* start Dataset section *
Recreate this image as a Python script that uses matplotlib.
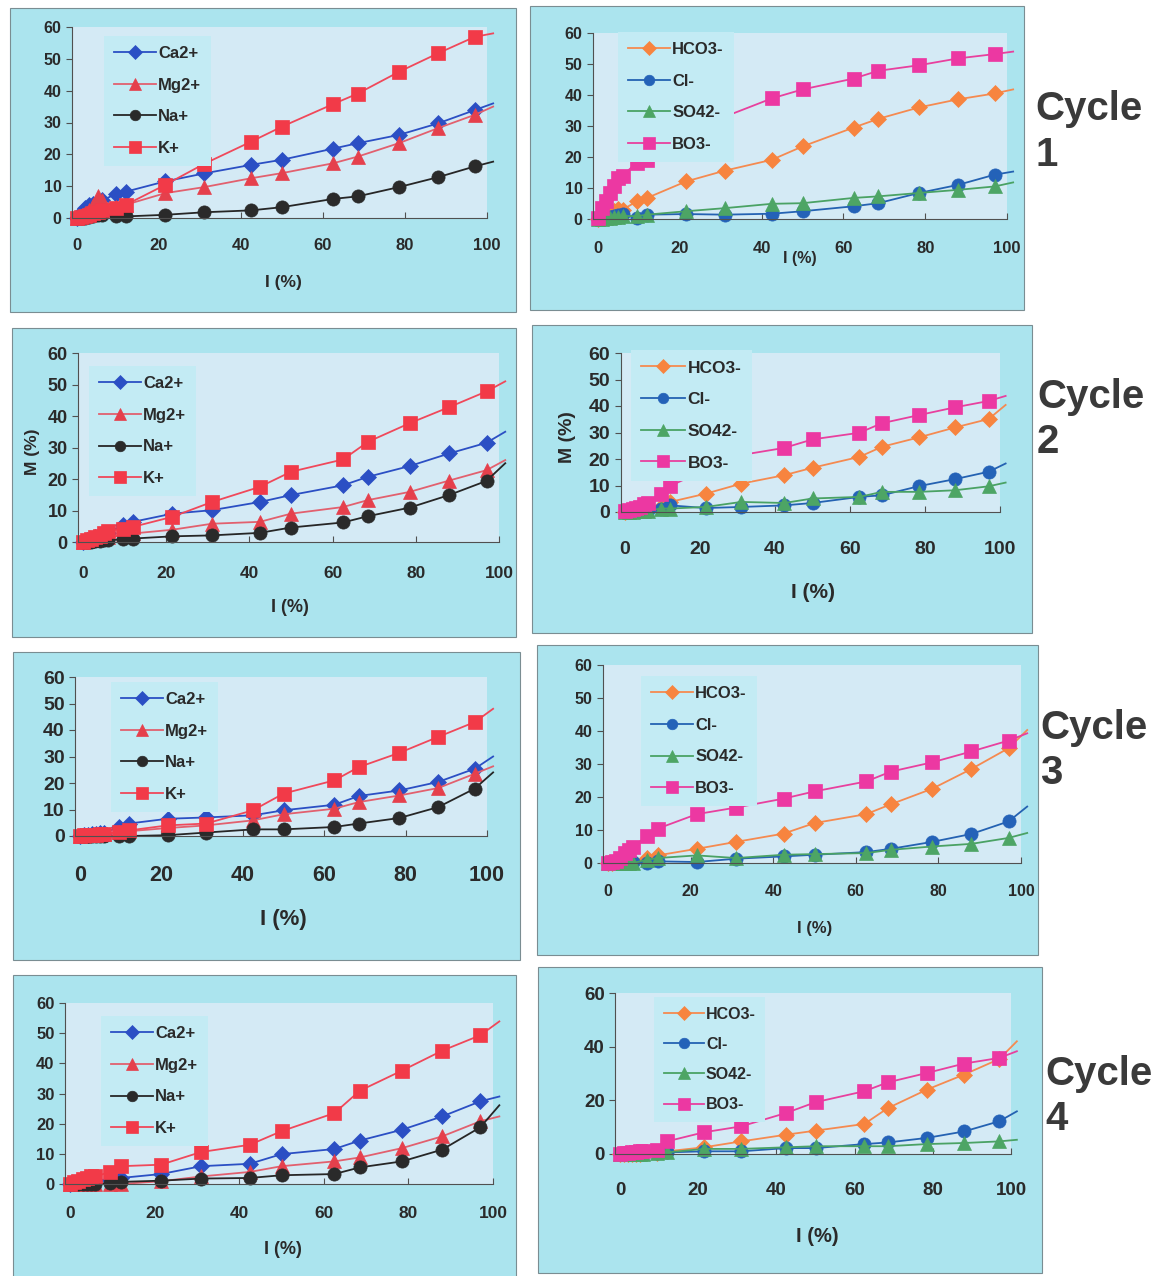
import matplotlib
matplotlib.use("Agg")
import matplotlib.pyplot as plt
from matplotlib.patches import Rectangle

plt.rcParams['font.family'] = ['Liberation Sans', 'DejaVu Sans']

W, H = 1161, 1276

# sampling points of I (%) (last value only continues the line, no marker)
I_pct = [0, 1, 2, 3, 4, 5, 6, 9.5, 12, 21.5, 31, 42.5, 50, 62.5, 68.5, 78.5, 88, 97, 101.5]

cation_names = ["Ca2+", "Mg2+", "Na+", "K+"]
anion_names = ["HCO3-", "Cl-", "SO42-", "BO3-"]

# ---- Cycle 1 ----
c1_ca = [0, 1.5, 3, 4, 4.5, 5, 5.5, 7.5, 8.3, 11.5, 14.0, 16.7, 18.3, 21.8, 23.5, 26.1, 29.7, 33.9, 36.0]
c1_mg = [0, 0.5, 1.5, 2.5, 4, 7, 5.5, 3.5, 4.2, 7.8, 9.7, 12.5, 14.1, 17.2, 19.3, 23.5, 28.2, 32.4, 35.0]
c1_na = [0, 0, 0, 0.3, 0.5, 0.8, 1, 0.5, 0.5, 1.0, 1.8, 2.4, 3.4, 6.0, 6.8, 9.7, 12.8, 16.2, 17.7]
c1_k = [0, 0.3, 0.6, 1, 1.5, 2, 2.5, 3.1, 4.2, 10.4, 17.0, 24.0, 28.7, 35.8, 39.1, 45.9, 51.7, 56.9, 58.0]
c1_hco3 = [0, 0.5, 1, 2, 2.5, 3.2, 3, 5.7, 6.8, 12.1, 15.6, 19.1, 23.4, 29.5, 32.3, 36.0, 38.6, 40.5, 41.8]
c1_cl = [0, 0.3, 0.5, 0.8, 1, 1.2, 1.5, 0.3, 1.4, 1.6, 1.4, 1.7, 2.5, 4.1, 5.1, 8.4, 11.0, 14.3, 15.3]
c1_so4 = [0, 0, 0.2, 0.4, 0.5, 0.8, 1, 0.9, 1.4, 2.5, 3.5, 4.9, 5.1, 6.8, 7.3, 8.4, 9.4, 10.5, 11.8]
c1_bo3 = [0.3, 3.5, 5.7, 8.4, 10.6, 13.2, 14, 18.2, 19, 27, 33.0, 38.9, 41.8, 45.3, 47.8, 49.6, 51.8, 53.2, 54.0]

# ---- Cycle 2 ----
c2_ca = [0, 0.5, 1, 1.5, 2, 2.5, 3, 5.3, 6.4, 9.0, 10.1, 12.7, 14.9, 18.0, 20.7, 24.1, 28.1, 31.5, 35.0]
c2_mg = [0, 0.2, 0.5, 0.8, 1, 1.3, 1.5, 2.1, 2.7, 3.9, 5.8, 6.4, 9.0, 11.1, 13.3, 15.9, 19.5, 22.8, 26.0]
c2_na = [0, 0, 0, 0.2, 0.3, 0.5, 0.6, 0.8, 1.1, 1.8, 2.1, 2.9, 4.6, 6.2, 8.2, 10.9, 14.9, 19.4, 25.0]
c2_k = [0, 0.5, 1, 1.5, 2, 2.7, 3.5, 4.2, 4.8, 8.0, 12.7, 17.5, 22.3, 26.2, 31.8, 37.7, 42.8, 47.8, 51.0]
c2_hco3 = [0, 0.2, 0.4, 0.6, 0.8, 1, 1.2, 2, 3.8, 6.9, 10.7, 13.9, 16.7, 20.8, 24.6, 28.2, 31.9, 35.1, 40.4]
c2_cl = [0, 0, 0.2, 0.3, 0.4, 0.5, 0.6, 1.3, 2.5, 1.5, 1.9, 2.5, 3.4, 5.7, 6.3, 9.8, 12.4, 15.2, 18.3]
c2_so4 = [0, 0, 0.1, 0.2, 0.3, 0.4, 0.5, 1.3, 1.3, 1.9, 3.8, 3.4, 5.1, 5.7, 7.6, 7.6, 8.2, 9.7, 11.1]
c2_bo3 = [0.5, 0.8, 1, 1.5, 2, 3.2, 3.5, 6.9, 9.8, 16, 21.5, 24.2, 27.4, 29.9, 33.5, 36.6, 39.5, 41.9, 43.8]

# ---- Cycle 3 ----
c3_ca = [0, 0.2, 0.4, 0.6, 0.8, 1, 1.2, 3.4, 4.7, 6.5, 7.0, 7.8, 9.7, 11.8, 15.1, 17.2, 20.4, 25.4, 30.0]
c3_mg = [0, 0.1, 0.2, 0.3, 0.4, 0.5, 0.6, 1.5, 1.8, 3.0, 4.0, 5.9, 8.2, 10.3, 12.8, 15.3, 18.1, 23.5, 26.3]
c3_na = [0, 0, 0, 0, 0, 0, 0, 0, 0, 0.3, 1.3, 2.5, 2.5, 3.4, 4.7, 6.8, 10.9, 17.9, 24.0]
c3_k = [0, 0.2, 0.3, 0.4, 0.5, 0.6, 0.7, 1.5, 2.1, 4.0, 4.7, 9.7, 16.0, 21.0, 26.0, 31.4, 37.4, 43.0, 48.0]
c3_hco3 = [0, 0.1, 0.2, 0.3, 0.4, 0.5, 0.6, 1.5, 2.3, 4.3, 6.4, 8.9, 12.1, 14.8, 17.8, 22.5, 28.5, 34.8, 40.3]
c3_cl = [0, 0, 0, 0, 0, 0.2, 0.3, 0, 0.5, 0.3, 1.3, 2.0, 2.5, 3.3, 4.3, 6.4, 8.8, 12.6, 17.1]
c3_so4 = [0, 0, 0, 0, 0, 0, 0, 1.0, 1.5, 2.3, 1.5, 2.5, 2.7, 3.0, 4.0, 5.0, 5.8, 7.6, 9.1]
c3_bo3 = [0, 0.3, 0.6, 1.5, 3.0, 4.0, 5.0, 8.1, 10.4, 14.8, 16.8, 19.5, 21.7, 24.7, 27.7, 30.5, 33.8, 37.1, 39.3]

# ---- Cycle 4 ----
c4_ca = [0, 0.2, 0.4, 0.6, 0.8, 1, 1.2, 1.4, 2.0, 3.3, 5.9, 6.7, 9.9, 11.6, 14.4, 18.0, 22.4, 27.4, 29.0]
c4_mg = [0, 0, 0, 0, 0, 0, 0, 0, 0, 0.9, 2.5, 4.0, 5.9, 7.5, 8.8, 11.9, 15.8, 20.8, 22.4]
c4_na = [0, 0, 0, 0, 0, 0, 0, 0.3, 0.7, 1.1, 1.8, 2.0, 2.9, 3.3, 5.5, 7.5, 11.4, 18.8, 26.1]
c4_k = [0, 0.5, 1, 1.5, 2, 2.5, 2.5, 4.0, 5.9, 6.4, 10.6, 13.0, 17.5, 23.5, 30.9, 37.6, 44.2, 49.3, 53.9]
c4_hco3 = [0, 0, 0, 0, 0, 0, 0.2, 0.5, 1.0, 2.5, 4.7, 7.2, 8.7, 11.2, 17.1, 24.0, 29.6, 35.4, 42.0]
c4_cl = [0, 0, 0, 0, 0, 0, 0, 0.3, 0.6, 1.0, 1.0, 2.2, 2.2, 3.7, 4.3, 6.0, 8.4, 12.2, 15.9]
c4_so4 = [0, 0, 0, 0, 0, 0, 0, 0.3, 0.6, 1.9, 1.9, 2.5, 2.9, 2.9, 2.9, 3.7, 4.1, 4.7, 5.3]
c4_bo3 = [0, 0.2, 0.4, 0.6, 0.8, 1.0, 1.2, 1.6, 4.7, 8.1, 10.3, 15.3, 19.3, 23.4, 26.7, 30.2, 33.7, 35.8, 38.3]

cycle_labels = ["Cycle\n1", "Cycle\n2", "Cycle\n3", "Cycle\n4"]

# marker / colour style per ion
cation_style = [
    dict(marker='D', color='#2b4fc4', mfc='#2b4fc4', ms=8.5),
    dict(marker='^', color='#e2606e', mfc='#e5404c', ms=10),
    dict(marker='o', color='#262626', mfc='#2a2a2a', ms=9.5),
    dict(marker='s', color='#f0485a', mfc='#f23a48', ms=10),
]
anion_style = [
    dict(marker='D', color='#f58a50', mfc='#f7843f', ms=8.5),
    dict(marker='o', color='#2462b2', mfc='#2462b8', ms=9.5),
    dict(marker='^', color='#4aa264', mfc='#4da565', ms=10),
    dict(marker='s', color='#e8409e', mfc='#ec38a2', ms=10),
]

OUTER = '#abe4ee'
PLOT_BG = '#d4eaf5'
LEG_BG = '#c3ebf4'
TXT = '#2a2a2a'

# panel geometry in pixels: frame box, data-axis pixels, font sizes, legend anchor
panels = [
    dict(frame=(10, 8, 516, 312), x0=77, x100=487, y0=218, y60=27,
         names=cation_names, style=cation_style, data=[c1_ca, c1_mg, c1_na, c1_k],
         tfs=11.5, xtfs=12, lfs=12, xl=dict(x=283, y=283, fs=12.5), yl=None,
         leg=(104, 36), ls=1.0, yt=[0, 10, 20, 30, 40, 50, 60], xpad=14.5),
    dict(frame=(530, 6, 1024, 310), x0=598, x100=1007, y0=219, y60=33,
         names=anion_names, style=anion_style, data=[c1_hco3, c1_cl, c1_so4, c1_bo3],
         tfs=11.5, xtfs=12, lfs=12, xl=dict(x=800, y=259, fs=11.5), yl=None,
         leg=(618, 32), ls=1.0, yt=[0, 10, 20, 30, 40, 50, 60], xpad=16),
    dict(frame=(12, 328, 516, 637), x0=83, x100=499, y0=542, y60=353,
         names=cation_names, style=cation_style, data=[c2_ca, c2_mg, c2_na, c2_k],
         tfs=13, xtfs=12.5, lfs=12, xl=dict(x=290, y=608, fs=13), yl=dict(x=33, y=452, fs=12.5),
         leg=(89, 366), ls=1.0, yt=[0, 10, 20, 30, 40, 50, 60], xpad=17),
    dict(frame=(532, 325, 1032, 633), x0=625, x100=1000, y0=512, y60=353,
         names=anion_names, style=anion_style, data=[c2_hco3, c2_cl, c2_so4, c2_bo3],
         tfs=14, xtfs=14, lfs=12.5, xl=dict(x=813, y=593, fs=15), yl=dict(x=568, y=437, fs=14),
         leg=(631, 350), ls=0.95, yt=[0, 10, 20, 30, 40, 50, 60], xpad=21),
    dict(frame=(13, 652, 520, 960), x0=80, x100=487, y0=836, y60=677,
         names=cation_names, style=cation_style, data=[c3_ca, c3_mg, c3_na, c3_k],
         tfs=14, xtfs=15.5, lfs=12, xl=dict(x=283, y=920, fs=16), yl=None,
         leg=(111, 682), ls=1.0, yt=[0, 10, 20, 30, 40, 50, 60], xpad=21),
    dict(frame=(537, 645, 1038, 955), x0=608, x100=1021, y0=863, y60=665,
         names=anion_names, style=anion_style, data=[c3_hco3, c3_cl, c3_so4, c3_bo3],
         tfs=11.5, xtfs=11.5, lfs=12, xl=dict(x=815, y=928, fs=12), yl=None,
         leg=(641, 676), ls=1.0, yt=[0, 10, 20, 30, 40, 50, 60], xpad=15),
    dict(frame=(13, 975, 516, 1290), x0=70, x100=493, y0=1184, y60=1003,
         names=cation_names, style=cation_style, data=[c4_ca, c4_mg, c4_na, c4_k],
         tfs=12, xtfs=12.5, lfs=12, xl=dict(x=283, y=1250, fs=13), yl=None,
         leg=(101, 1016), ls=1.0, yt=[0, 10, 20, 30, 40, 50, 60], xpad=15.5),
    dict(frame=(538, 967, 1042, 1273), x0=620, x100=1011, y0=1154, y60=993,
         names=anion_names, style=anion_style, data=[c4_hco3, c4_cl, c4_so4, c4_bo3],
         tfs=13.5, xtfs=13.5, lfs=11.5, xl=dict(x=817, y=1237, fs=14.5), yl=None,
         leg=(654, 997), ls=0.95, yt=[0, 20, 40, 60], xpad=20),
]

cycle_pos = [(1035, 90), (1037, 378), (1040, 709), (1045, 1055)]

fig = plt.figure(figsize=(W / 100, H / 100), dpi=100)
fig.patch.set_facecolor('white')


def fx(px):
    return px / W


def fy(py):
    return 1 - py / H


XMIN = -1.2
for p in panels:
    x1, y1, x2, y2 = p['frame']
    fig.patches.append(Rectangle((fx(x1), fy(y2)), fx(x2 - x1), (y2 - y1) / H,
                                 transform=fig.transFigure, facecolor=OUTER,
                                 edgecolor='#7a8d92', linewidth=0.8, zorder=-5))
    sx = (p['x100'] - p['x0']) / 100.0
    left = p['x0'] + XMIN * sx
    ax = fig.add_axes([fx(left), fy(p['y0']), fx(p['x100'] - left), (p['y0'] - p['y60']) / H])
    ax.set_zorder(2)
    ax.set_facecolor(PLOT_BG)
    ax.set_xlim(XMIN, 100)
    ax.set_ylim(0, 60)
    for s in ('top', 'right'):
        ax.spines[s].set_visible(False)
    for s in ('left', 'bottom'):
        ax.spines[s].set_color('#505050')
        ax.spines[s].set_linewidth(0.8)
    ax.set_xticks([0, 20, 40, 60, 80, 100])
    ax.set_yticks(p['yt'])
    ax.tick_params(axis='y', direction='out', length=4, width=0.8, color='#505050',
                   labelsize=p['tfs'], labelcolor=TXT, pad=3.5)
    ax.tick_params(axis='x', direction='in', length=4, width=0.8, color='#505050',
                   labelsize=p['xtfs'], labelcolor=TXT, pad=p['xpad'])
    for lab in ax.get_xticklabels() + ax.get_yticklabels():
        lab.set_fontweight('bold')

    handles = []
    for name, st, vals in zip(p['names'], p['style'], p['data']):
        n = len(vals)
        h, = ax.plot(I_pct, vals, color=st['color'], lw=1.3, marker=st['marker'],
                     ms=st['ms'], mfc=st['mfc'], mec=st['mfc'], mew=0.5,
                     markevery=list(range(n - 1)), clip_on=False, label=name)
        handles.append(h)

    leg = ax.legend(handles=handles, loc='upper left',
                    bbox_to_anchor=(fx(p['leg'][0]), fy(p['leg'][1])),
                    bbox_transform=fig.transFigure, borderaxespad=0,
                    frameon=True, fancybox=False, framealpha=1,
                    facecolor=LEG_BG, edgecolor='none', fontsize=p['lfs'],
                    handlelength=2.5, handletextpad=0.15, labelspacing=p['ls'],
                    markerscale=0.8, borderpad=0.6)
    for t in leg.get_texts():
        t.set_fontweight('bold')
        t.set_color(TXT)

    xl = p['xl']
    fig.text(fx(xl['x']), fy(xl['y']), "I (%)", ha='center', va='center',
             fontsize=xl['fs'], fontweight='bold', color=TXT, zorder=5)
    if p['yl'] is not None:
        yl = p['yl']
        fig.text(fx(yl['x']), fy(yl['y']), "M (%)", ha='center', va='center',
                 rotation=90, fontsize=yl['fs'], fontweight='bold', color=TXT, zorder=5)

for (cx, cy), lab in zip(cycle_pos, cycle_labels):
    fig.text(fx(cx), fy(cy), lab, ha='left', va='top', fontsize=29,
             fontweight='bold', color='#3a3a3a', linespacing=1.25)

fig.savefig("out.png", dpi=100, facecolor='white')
* end Dataset section *
What you will do: Leave out any pictures and return exactly the lines from the beginning of the data through the line with "W, H = 1161, 1276", inclusive.

Full answer:
Recreate this image as a Python script that uses matplotlib.
import matplotlib
matplotlib.use("Agg")
import matplotlib.pyplot as plt
from matplotlib.patches import Rectangle

plt.rcParams['font.family'] = ['Liberation Sans', 'DejaVu Sans']

W, H = 1161, 1276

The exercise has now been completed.